Thankfully it doesn’t happen often.
But, for some reason it is the mother in me that seems to ache the worst.
Yesterday, a patient of mine told me that her 28 year old son just died unexpectedly in his home. He had been getting ready for work but was found by his girlfriend unresponsive. The coroner concluded that he had a heart condition. As BL sat in front of me, tears streaming down her face, all I could picture was my beautiful, sweet, innocent Sam. I couldn’t even imagine taking a breath in a world where he didn’t exist. Yet, there she was, swallowed up by her grief. Grief so real it hurt my chest to look at her. But, she was there in my office, fully dressed, two shoes on her feet..the tell tale mascara she carefully applied now running a marathon down her cheeks. How did she even think about mascara? How did she put her clothes on? How did she remember to breathe? She came to me for comfort and instead I was sobbing with her.

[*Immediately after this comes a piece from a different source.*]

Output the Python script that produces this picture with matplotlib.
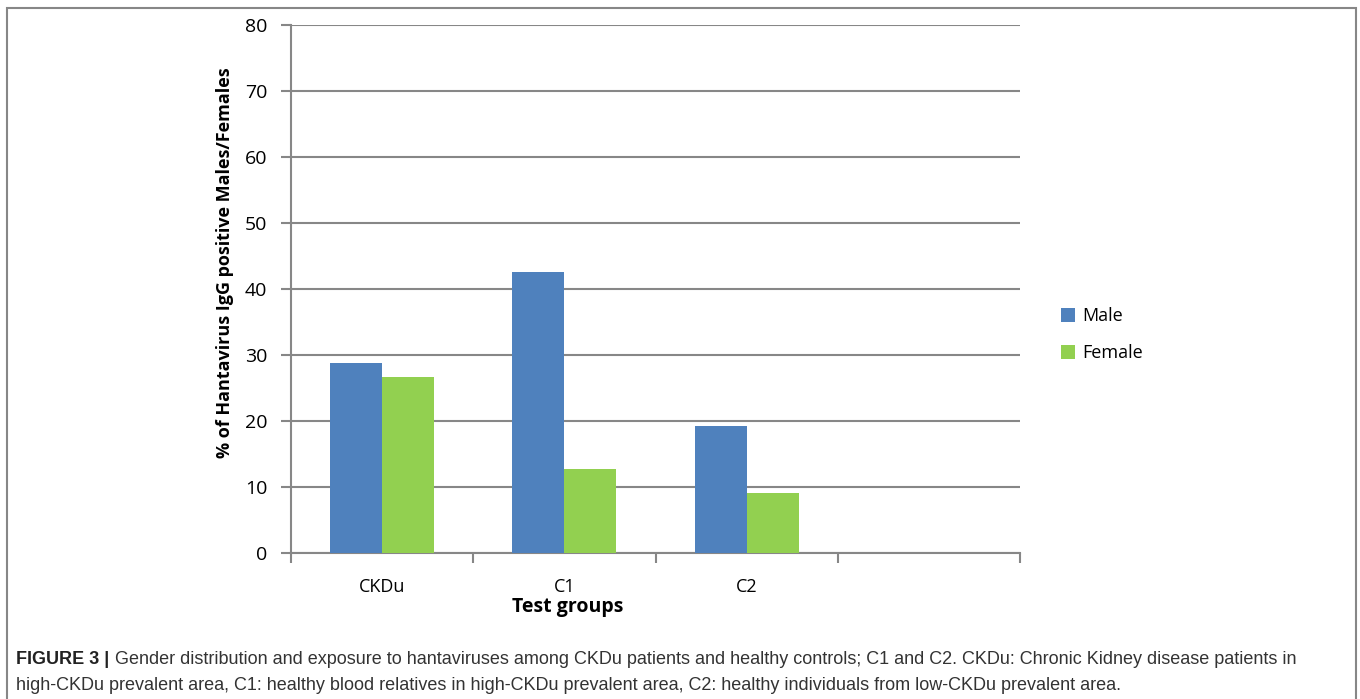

Unbelievably it was the second time this month that I found myself clutching a grieving mother. A few weeks ago it was MM, a bright vibrant woman who’s nineteen year old son died 6 months ago in his dorm room. She keeps working and traveling and doing. She cries and screams and goes to the edge of a very tall cliff. Then she takes a step back and breathes.
Today when that comforting school bus rumble broke through my midday solitude and the clatter of viola and back pack and half eaten lunch made my heart leap with excitement, guess what I did?
I sat up, wiped my face and, seemingly for the first time all day, I breathed.